Tiverton Wind Project Slows to Crawl


MIDDLETOWN, R.I. — Momentum is slowing down for the East Bay Energy Consortium (EBEC) and its efforts to erect wind turbines in the Tiverton Industrial Park.

The committee representing eight cities and towns from East Providence to Newport put off its current legislative effort to establish itself as an official entity this year. The decision hampers the EBEC’s ability to raise money through bond offerings and likely adds at least a year to its plan to build eight to 10 turbines on 494 acres of mostly undeveloped forestland in Tiverton.

In recent weeks, online criticism of the EBEC cropped up on Patch and The Hummel Report. At the EBEC’s monthly meeting March 4, several of the project’s frequent opponents, including Tea Party blogger Marina Peterson and wind-energy skeptics Benjamin Riggs Jr. and Peter Hewett, sought answers on the EBEC’s spending in November and December of last year. They also questioned the EBEC’s fiduciary relationship with the state Economic Development Corporation (EDC).

Newport representative and EBEC chairwoman Jeanne Marie Napolitano explained that much of the condemnation toward the EBEC has been rectified, such as the power of eminent domain, a provision the EBEC dropped from its legislation in early 2012. “The misinformation out there is still ongoing,” Napolitano said. “The public is totally misinformed.”
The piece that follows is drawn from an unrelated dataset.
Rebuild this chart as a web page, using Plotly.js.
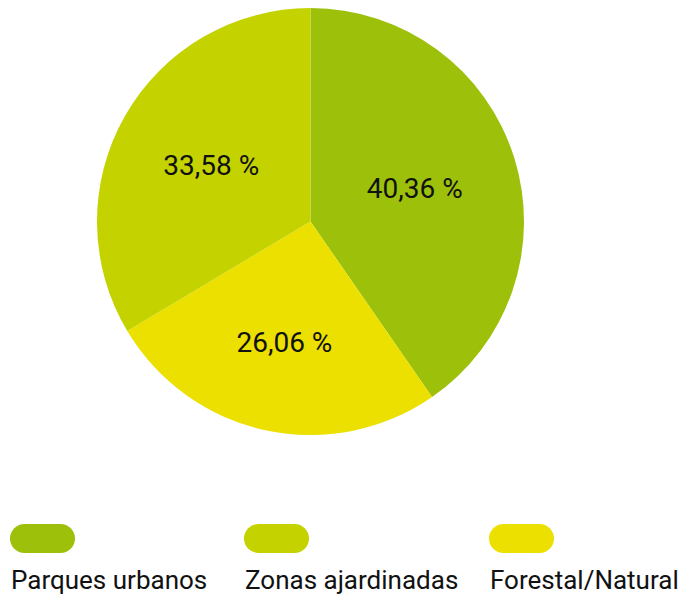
<!DOCTYPE html>
<html><head><meta charset="utf-8">
<script src="https://cdn.plot.ly/plotly-3.0.1.min.js"></script>
<style>html,body{margin:0;padding:0;background:#fff}#c{width:693px;height:594px}</style>
</head><body><div id="c"></div>
<script>
// Data (clockwise order from 12 o'clock)
var pieLabels = ['Parques urbanos', 'Forestal/Natural', 'Zonas ajardinadas'];
var pieValues = [40.36, 26.06, 33.58];
var pieColors = ['#9dc10b', '#ebe000', '#c4d300'];
// Legend order
var legendLabels = ['Parques urbanos', 'Zonas ajardinadas', 'Forestal/Natural'];
var legendColors = ['#9dc10b', '#c4d300', '#ebe000'];

var W = 693, H = 594;
var FONT = 'Roboto, "DejaVu Sans", sans-serif';

var trace = {
  type: 'pie',
  labels: pieLabels,
  values: pieValues,
  sort: false,
  direction: 'clockwise',
  rotation: 0,
  marker: {colors: pieColors, line: {width: 0}},
  texttemplate: '%{value:.2f} %',
  textposition: 'inside',
  insidetextorientation: 'horizontal',
  textfont: {family: FONT, size: 28, color: '#111'},
  hoverinfo: 'label+percent',
  showlegend: false,
  domain: {x: [97/W, 524/W], y: [1 - 435/H, 1 - 8/H]}
};

var legendX = [10, 244, 489];
var shapes = [], annotations = [];
function px(x){return x / W;}
function py(y){return 1 - y / H;}
legendLabels.forEach(function(lbl, i){
  var x0 = legendX[i], y0 = 524, w = 65, h = 29, r = h/2, c = legendColors[i];
  shapes.push({type:'circle', xref:'paper', yref:'paper', x0:px(x0), x1:px(x0+h), y0:py(y0+h), y1:py(y0), fillcolor:c, line:{width:0}});
  shapes.push({type:'circle', xref:'paper', yref:'paper', x0:px(x0+w-h), x1:px(x0+w), y0:py(y0+h), y1:py(y0), fillcolor:c, line:{width:0}});
  shapes.push({type:'rect', xref:'paper', yref:'paper', x0:px(x0+r), x1:px(x0+w-r), y0:py(y0+h), y1:py(y0), fillcolor:c, line:{width:0}});
  annotations.push({text: lbl, xref:'paper', yref:'paper', x: px(x0-1), y: py(580), xanchor:'left', yanchor:'middle', showarrow:false, font:{family: FONT, size: 26, color:'#111'}});
});

var layout = {
  width: W, height: H,
  margin: {l:0, r:0, t:0, b:0},
  paper_bgcolor: '#fff',
  separators: ',.',
  showlegend: false,
  shapes: shapes,
  annotations: annotations
};
Plotly.newPlot('c', [trace], layout, {displayModeBar: false, staticPlot: true});
</script>
</body></html>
Peterson, Hewett and Riggs, however, are persisting in finding out how some $400,000 from the EDC and private funders was spent by the EBEC. Napolitano referred them to the manager of the Renewable Energy Fund at the EDC.

It’s future uncertain, the EBEC still plans to hold monthly meetings and press forward with the Tiverton project. Data collection from a wind-monitoring tower at the Tiverton site ends in August. The information, so far, shows that wind energy is viable at the site.

EBEC project manager Eric Busch said despite delays the project is in phase three of five. Other objectives include reaching an agreement with Tiverton to use the land and negotiate agreements with National Grid for buying the electricity and connecting to the power grid.

EBEC’s Middletown representative, Christine Forster, said the EBEC isn’t quitting. “We’re not really in flux. We are evolving. We still have many options.”

After the meeting Newport City Council member Justin MClaughlin said he voted to approve Newport’s participation in the EBEC in 2009. But, he’s heard very little from the committee about the several changes it has made. “I’m afraid they’ve pushed the envelope of the original authority,” he said. “I hope that we can clarify this.”

The EBEC was formed in 2009 as a regional municipal collaborative. The group looked to build a wind turbine project to utilize the 3.5 megawatts of net-metering allowances given to each municipality. The net-metering law changed, however, prompting the EBEC to move forward with a revenue-sharing plan using the state’s new fixed-pricing law, known as the distributed generation contracts law.

The original start date for the wind farm was Jan. 1, 2012. But the project was delayed as competitors sought the build their own wind farms. A major setback occurred last year when legislation to establish the EBEC as a quasi-state agency was halted by a campaign launched by wind-energy opponents and the Ocean State Tea Party in Action. Responding to the outcry, many town/city councils distanced themselves from the project. Gov. Lincoln Chafee even sent a letter of disapproval to the House and Senate. The bill was revised several times to remove the controversial items, such as eminent domain.

“But by that time the well had been poisoned. [The legislation] became a non-starter,” Napolitano said Monday.

Lacking recognition as an entity, the EBEC can’t begin negotiations with National Grid and has fewer options in raising capital. It currently holds less than $40,000. Most of that money is reserved for completing the wind analysis. Napolitano said other funders or partnerships are being considered.

The opponents, however, are still committed to halting the project.

The eight communities represented by the EBEC include Barrington, East Providence, Little Compton, Middletown, Newport, Portsmouth, Tiverton, and Warren. Bristol dropped out of the consortium last October.